“Excuse me Mr. Yoshida. Regarding the Onsen, can I wear swimming trunks in there?”
I had taken a quiet moment during our mountain train ride in Hakone to ask our goodwill guide this question. I had hoped he would say ‘yes’ (since we are tourists after all) but he was much too polite.
“ That would be very odd, Mr. Sim. It’s not usual…” came his reply.
A photo with Mr. Yoshida, our goodwill guide before my polite question on board the Hakone Tozan Mountain Train.
Someone’s cheeky smile when she knew about the Onsen etiquette.
One of the main reasons we travel is to experience the local culture and customs of the country. Angie knows that in replacing my ‘no shopping mall’ policy would be ‘unique experiences’ policy. So in planning all our holidays, she would painstakingly include and budget for unique and memorable experiences for the whole family. Since it’s our first visit as a family to Japan (and to the town of Hakone), she has arranged for us to put up in a Japanese Ryokan for that authentic Onsen experience.
The Hakone Tozan Mountain Trains. Perfect way to enjoy scenic Hakone (more in our next post).
Dana took these shots of Mommy’s favourite flowers – Hydrangeas.
Now, it’s easier said than done this ‘unique experiences’ policy of mine. Especially since now it has been determined that if I were to fully experience Hakone, I would have to immerse in the Onsen in my birthday suit. Honestly, at this point, it was more nerve-wrecking than the wildest roller coasters we’ve been on so far.
Don’t get me wrong. while I’ve done the Turkish bath in Turkey clad in a towel and Balinese Spa/Thai massages in disposables, to hang around an Onsen stark naked is quite a different league.

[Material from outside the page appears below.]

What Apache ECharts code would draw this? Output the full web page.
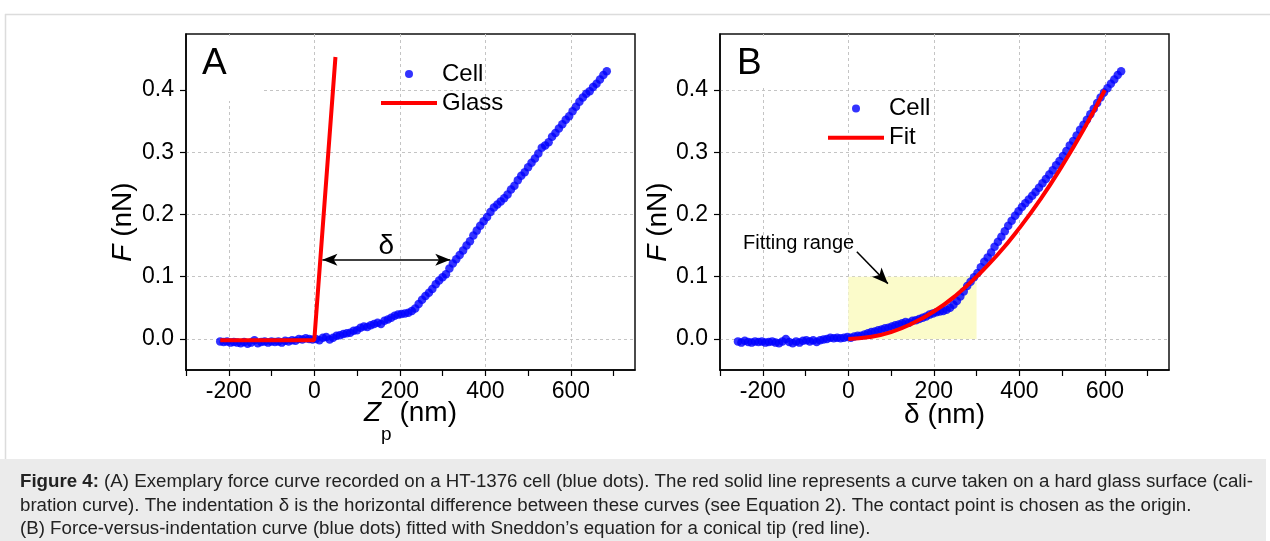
<!DOCTYPE html>
<html><head><meta charset="utf-8">
<script src="https://cdn.jsdelivr.net/npm/echarts@6/dist/echarts.min.js"></script>
<style>html,body{margin:0;padding:0;background:#fff}#c{width:1270px;height:541px}</style>
</head><body><div id="c"></div><script>
// ---------- data ----------
const xTickLabels = [-200, 0, 200, 400, 600];
const yTickValues = [0, 0.1, 0.2, 0.3, 0.4];

// Panel A: cell force curve (Zp nm, F nN)
const cellA = [
[-220,-0.004],[-212,-0.005],[-204,-0.004],[-196,-0.006],[-188,-0.005],[-180,-0.006],[-172,-0.007],[-164,-0.005],
[-156,-0.008],[-148,-0.006],[-140,-0.002],[-132,-0.007],[-124,-0.005],[-116,-0.004],[-108,-0.006],[-100,-0.004],
[-92,-0.005],[-84,-0.004],[-76,-0.006],[-68,-0.003],[-60,-0.004],[-52,-0.002],[-44,-0.003],[-36,0.000],
[-28,-0.001],[-20,0.001],[-12,0.000],[-4,-0.001],[4,0.000],[12,-0.002],[20,0.002],[28,0.003],
[36,-0.001],[44,0.002],[52,0.005],[60,0.006],[68,0.008],[76,0.009],[84,0.010],[92,0.013],
[100,0.014],[108,0.018],[116,0.020],[124,0.019],[132,0.022],[140,0.024],[148,0.026],[156,0.024],
[164,0.029],[172,0.031],[180,0.034],[188,0.037],[196,0.039],[204,0.040],[212,0.041],[220,0.042],
[228,0.045],[236,0.049],[244,0.056],[252,0.063],[260,0.069],[268,0.074],[276,0.080],[284,0.088],
[292,0.094],[300,0.099],[308,0.104],[316,0.113],[324,0.121],[332,0.128],[340,0.135],[348,0.142],
[356,0.150],[364,0.157],[372,0.166],[380,0.174],[388,0.182],[396,0.189],[404,0.196],[412,0.204],
[420,0.211],[428,0.216],[436,0.221],[444,0.226],[452,0.232],[460,0.240],[468,0.246],[476,0.255],
[484,0.262],[492,0.268],[500,0.276],[508,0.283],[516,0.290],[524,0.298],[532,0.307],[540,0.311],
[548,0.316],[556,0.325],[564,0.331],[572,0.338],[580,0.345],[588,0.352],[596,0.358],[604,0.366],
[612,0.373],[620,0.381],[628,0.388],[636,0.394],[644,0.398],[652,0.405],[660,0.410],[668,0.417],
[676,0.424],[684,0.430]
];
// Panel A: glass calibration curve
const glassA = [[-220,-0.002],[0,-0.002],[49.5,0.453]];

// Panel B: force vs indentation (delta nm, F nN)
const cellB = [
[-258,-0.004],[-250,-0.006],[-242,-0.003],[-234,-0.005],[-226,-0.006],[-218,-0.004],[-210,-0.005],[-202,-0.004],
[-194,-0.006],[-186,-0.005],[-178,-0.004],[-170,-0.006],[-162,-0.007],[-154,-0.004],[-146,0.000],[-138,-0.005],
[-130,-0.007],[-122,-0.004],[-114,-0.006],[-106,-0.003],[-98,-0.002],[-90,-0.004],[-82,-0.002],[-74,-0.005],
[-66,-0.002],[-58,-0.001],[-50,0.000],[-42,0.002],[-34,0.001],[-26,0.002],[-18,0.001],[-10,0.002],
[-2,0.003],[6,0.002],[14,0.004],[22,0.005],[30,0.005],[38,0.007],[46,0.009],[54,0.011],
[62,0.012],[70,0.014],[78,0.015],[86,0.017],[94,0.018],[102,0.020],[110,0.022],[118,0.023],
[126,0.025],[134,0.027],[142,0.026],[150,0.029],[158,0.030],[166,0.032],[174,0.034],[182,0.036],
[190,0.039],[198,0.041],[206,0.043],[214,0.044],[222,0.045],[230,0.047],[238,0.050],[246,0.055],
[254,0.061],[262,0.068],[270,0.076],[278,0.085],[286,0.092],[294,0.099],[302,0.106],[310,0.115],
[318,0.124],[326,0.131],[334,0.139],[342,0.148],[350,0.156],[358,0.164],[366,0.173],[374,0.182],
[382,0.190],[390,0.198],[398,0.205],[406,0.212],[414,0.218],[422,0.224],[430,0.230],[438,0.236],
[446,0.243],[454,0.250],[462,0.257],[470,0.264],[478,0.271],[486,0.279],[494,0.286],[502,0.294],
[510,0.302],[518,0.311],[526,0.318],[534,0.327],[542,0.336],[550,0.344],[558,0.352],[566,0.361],
[574,0.370],[582,0.379],[590,0.388],[598,0.396],[606,0.403],[614,0.410],[622,0.417],[630,0.424],
[638,0.430]
];
// Panel B: Sneddon fit
const fitB = [[0,0],[50,0.003],[100,0.011],[150,0.025],[200,0.044],[250,0.069],[300,0.100],
[350,0.136],[400,0.178],[450,0.225],[500,0.278],[550,0.336],[600,0.400]];

// annotations
const deltaArrow = [[19,0.127],[318,0.127]];
const fitRange = [[0,0],[300,0.1]];
const fitRangeArrow = [[20,0.14],[92.6,0.0888]];
const fitRangeLabelAt = [15,0.153];

const captionLines = [
 '{b|Figure 4:} (A) Exemplary force curve recorded on a HT-1376 cell (blue dots). The red solid line represents a curve taken on a hard glass surface (cali-',
 'bration curve). The indentation \u03b4 is the horizontal difference between these curves (see Equation 2). The contact point is chosen as the origin.',
 '(B) Force-versus-indentation curve (blue dots) fitted with Sneddon\u2019s equation for a conical tip (red line).'
];

// ---------- chart ----------
const FF = "'Liberation Sans', Arial, Helvetica, sans-serif";
const BLUE = '#0000ff', RED = '#ff0000';
const gridDash = {color:'#c4c4c4', width:1, type:[3,3]};
const LINE_ICON = 'path://M0,0L56,0L56,4L0,4Z';
const CAP = 18.7;
const TICKF = 23;

function mainX(gi, name, nameGap, rich){
  return {type:'value', gridIndex:gi, min:-300, max:750, interval:100, position:'bottom',
    axisLine:{onZero:false, lineStyle:{color:'#000', width:1.5}},
    axisTick:{show:true, inside:false, length:6, lineStyle:{color:'#000', width:1.2}},
    axisLabel:{formatter:v=> xTickLabels.includes(v) ? String(v) : '', fontSize:TICKF, color:'#000', margin:10, fontFamily:FF, showMaxLabel:false},
    splitLine:{show:false},
    name:name, nameLocation:'middle', nameGap:nameGap, nameMoveOverlap:false,
    nameTextStyle:{fontSize:28, color:'#000', fontFamily:FF, lineHeight:30, rich:rich}
  };
}
function helperX(gi){
  return {type:'value', gridIndex:gi, min:-300, max:750, position:'top',
    axisLine:{show:false}, axisTick:{show:false, customValues:xTickLabels},
    axisLabel:{show:false, customValues:xTickLabels},
    splitLine:{show:true, lineStyle:gridDash}};
}
function mainY(gi){
  return {type:'value', gridIndex:gi, min:-0.05, max:0.49,
    axisLine:{onZero:false, lineStyle:{color:'#000', width:1.5}},
    axisTick:{show:true, length:6, customValues:yTickValues, lineStyle:{color:'#000', width:1.2}},
    axisLabel:{customValues:yTickValues, formatter:v=>v.toFixed(1), fontSize:TICKF, color:'#000', margin:12, fontFamily:FF},
    splitLine:{show:true, lineStyle:gridDash}};
}
const richZ = {
  i:{fontStyle:'italic', fontSize:28, fontFamily:FF, color:'#000', lineHeight:30},
  n:{fontSize:28, fontFamily:FF, color:'#000', lineHeight:30},
  s:{fontSize:19, fontFamily:FF, color:'#000', lineHeight:30, padding:[44,0,0,0]}
};
const legendText = {fontSize:24, color:'#000', fontFamily:FF, lineHeight:24};

const option = {
  animation:false,
  backgroundColor:'#fff',
  grid:[
    {left:186, top:34, width:449, height:336, show:true, borderColor:'#111', borderWidth:1.5, backgroundColor:'#fff'},
    {left:720, top:34, width:449, height:336, show:true, borderColor:'#111', borderWidth:1.5, backgroundColor:'#fff'}
  ],
  xAxis:[ mainX(0,'{i|Z}{s|p}{n| (nm)}',28,richZ), helperX(0), mainX(1,'\u03b4 (nm)',30,null), helperX(1) ],
  yAxis:[ mainY(0), mainY(1) ],
  legend:[
    {orient:'vertical', left:381, top:62, padding:0, itemWidth:56, itemHeight:8, itemGap:5, selectedMode:false,
     textStyle:legendText, itemTextGap:6,
     data:[{name:'Cell', icon:'circle'}, {name:'Glass', icon:LINE_ICON}]},
    {orient:'vertical', left:828, top:96.5, padding:0, itemWidth:56, itemHeight:8, itemGap:5.3, selectedMode:false,
     textStyle:legendText, itemTextGap:6,
     data:[{name:'Cell', icon:'circle'}, {name:'Fit', icon:LINE_ICON}]}
  ],
  series:[
    {name:'Cell', type:'scatter', xAxisIndex:0, yAxisIndex:0, data:cellA, symbolSize:8.5,
     itemStyle:{color:BLUE}, z:2,
     markLine:{silent:true, symbol:['arrow','arrow'], symbolSize:[9,15],
       lineStyle:{color:'#000', width:1.5, type:'solid'},
       label:{show:true, position:'middle', formatter:'\u03b4', fontSize:28, color:'#000', fontFamily:FF, distance:0},
       data:[[{coord:deltaArrow[0]},{coord:deltaArrow[1]}]]}},
    {name:'Glass', type:'line', xAxisIndex:0, yAxisIndex:0, data:glassA, symbol:'none',
     lineStyle:{color:RED, width:4}, itemStyle:{color:RED}, z:3},
    {name:'range', type:'line', xAxisIndex:2, yAxisIndex:1, data:[], z:1,
     markArea:{silent:true, itemStyle:{color:'#fbfbca'}, data:[[{coord:fitRange[0]},{coord:fitRange[1]}]]}},
    {name:'Cell', type:'scatter', xAxisIndex:2, yAxisIndex:1, data:cellB, symbolSize:8.5,
     itemStyle:{color:BLUE}, z:2,
     markLine:{silent:true, symbol:['none','arrow'], symbolSize:[10,16],
       lineStyle:{color:'#000', width:1.5, type:'solid'}, label:{show:false},
       data:[[{coord:fitRangeArrow[0]},{coord:fitRangeArrow[1]}]]},
     markPoint:{silent:true, symbol:'circle', symbolSize:1, itemStyle:{color:'rgba(0,0,0,0)'},
       label:{show:true, position:'left', distance:0, formatter:'Fitting range', fontSize:20, color:'#000', fontFamily:FF},
       data:[{coord:fitRangeLabelAt}]}},
    {name:'Fit', type:'line', xAxisIndex:2, yAxisIndex:1, data:fitB, smooth:true, symbol:'none',
     lineStyle:{color:RED, width:4}, itemStyle:{color:RED}, z:3}
  ],
  graphic:[
    {type:'line', z:0, shape:{x1:5,y1:14.5,x2:1270,y2:14.5}, style:{stroke:'#dcdcdc', lineWidth:1.5}},
    {type:'line', z:0, shape:{x1:5.5,y1:14,x2:5.5,y2:460}, style:{stroke:'#dcdcdc', lineWidth:1.5}},
    {type:'rect', z:0, shape:{x:0,y:459,width:1266,height:82}, style:{fill:'#ebebeb'}},
    {type:'rect', z:1, shape:{x:187,y:36,width:74,height:65}, style:{fill:'#fff'}},
    {type:'rect', z:1, shape:{x:721,y:36,width:90,height:49}, style:{fill:'#fff'}},
    {type:'text', z:10, x:202, y:64, style:{text:'A', font:'37px '+FF, fill:'#000', verticalAlign:'middle'}},
    {type:'text', z:10, x:737, y:64, style:{text:'B', font:'37px '+FF, fill:'#000', verticalAlign:'middle'}},
    {type:'text', z:10, x:123, y:222, rotation:Math.PI/2,
     style:{text:'{i|F} (nN)', font:'28px '+FF, fill:'#000', align:'center', verticalAlign:'middle',
            rich:{i:{fontStyle:'italic', fontSize:28, fontFamily:FF, fill:'#000'}}}},
    {type:'text', z:10, x:658, y:222, rotation:Math.PI/2,
     style:{text:'{i|F} (nN)', font:'28px '+FF, fill:'#000', align:'center', verticalAlign:'middle',
            rich:{i:{fontStyle:'italic', fontSize:28, fontFamily:FF, fill:'#000'}}}},
    {type:'text', z:10, x:20, y:482, style:{text:captionLines[0], font:CAP+'px '+FF, fill:'#222', verticalAlign:'middle',
            rich:{b:{fontWeight:'bold', fontSize:CAP, fontFamily:FF, fill:'#222'}}}},
    {type:'text', z:10, x:20, y:506, style:{text:captionLines[1], font:CAP+'px '+FF, fill:'#222', verticalAlign:'middle'}},
    {type:'text', z:10, x:20, y:529, style:{text:captionLines[2], font:CAP+'px '+FF, fill:'#222', verticalAlign:'middle'}}
  ]
};
const chart = echarts.init(document.getElementById('c'), null, {renderer:'canvas'});
chart.setOption(option);
</script></body></html>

Worse, it’s not like being in a changing room of a swimming club, here I’m supposed to slow down and relax while I’m at it! In fact, there are guidelines to follow when using the Onsen which all visitors would be expected to follow (unless you are prepared to attract stern stares). Here’s sharing some of them but before that, some bare facts about the Onsen.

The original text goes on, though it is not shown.